In Bombay, just as you get out of the air-conditioned comforts of the airport, you are confronted suddenly with something totally different. There are no towers, no buildings, nothing to suggest that you are now in one of India’s metropolitan cities. Just small, dirty-looking houses and slums, people sleeping on the pavements, some even on the road, inside temporary roadside tents and below the flyovers. People everywhere; much more than the city can afford. You are reminded suddenly of all you have read and seen in movies about Bombay over the years. Bombay is the city to which more and more people flock in every year, in search of a job, of food, shelter and security. They come from everywhere: some with hopes of getting into the film industry and many others with no clear objective at all. They live on the footpath, struggling to make ends meet, because even if the city wishes to, it can’t adopt them. Not anymore. The contrast is startling; on the right are high-rise apartments, on the left you have people sleeping amidst their own shit and piss.

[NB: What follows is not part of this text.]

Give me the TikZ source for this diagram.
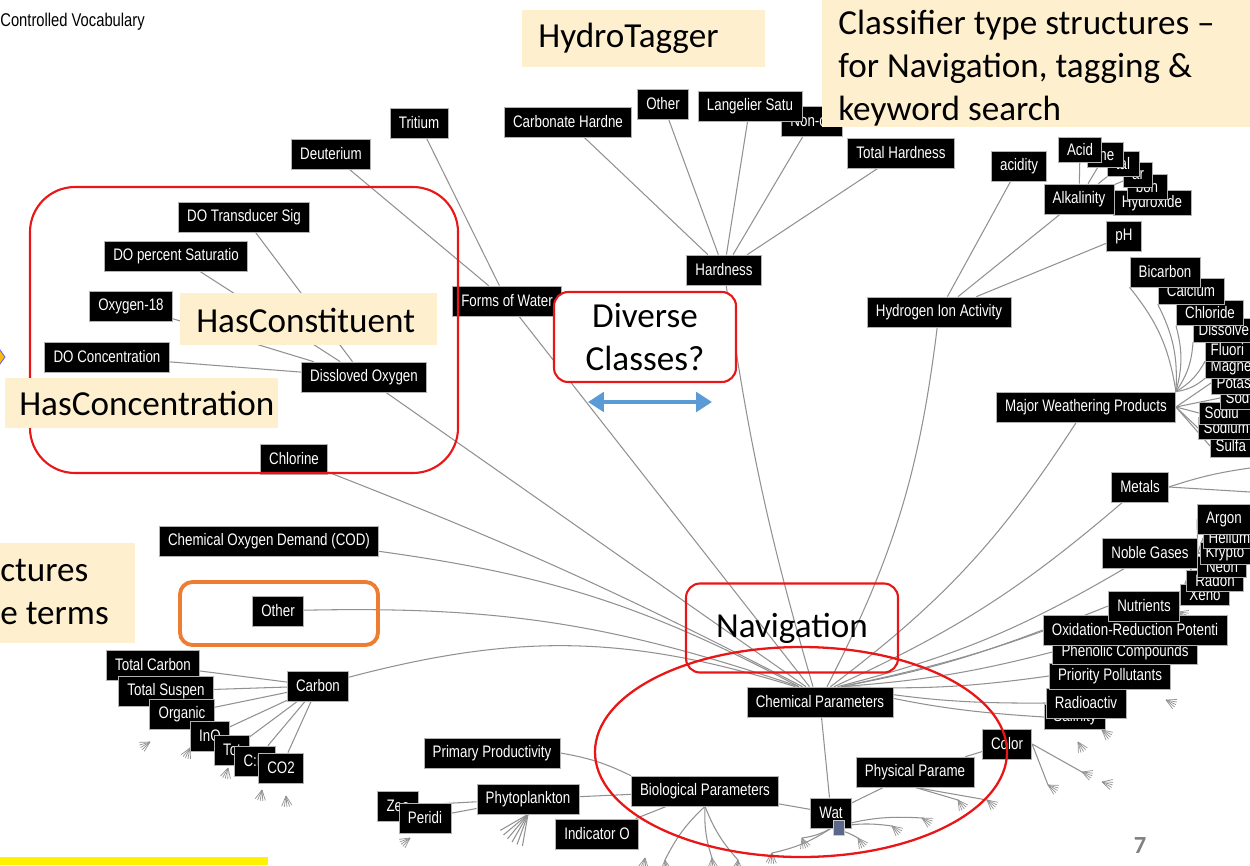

The same contrast is written all over the city. For every Malabar Hill, there are a hundred Jogeshwaris, for every Infinity, there are a hundred Crawford Markets, for every Amitabh Bachchan, there are a million wanna-bes who keep trying unsuccessfully every day, settle down on the sidewalks, or in the slums. This violent collage of modern existence is exhilarating, when not disturbing. Bombay is, as Suketu Mehta describes it, the ‘Maximum City’.
And tell me, which city could present you with such amazing sights, as the one I witnessed sitting at the Hilton, of the people below walking along the seacoast, of families with the children holding colourful balloons, of couples strolling hand in hand, admiring the water, of old men, out for their evening walk, gossiping away like teenagers. That view, I remember distinctly, developed a sudden, violent urge within me to leave the air-conditioned restaurant, to leave my five-star coffee half-drunk, to get up from the heavily cushioned chair I was sitting on, to run down and do what those people were doing, talk and watch the sea.
All very romantic, you say, what about the problems, the horror of living in a city like Bombay? What about the floods you have there every monsoon, when the city breaks down, submerged up to the neck? What about the problem of living space, Abhinav? Have you forgotten how you and your cousin went running around Bombay looking for a flat to take shelter in, when you had given the poor chap a sudden visit last year? And have you also forgotten how wretched you felt at Crawford Market that day, with the rain belting down, and a million stall-keepers shouting in your ear? Remember how you swore that you’ll never set foot on this blasted piece of land again?
And I will nod, I will say yes, and then I will tell you that it is not the only thing that matters, that there is a certain kind of beauty the eyes cannot see, which only the heart can feel, that there is something beyond logic, something about the city which sucks you in, however clichéd it might sound, it is the city’s history, its dynamics, its spirit.
So would you be surprised, if I tell you that given the chance, when I grow up and have a job to call my own, I would like to have an apartment flat near Nariman Point, facing the sea, and that I would love to make weekend trips into the old city, uncovering secrets yet hidden about the ‘great, ruined metropolis’?
P.S. :
I call it Bombay, not Mumbai, and I have my reasons:
1) First and foremost, I am not a Shiv Sainik, nor wish to become one in the coming time.
2) Naming the city on the basis of it being a port, or a bay, sounds more logical than naming it after some goddess called Mumba Devi.
3) And yes, to bring out the hidden sentimentalist in me, Bombay sounds romantic; has been its name for quite a long period of time. Names, like places and people, have histories behind them, and the past cannot be erased all of a sudden by a bill passed in the parliament.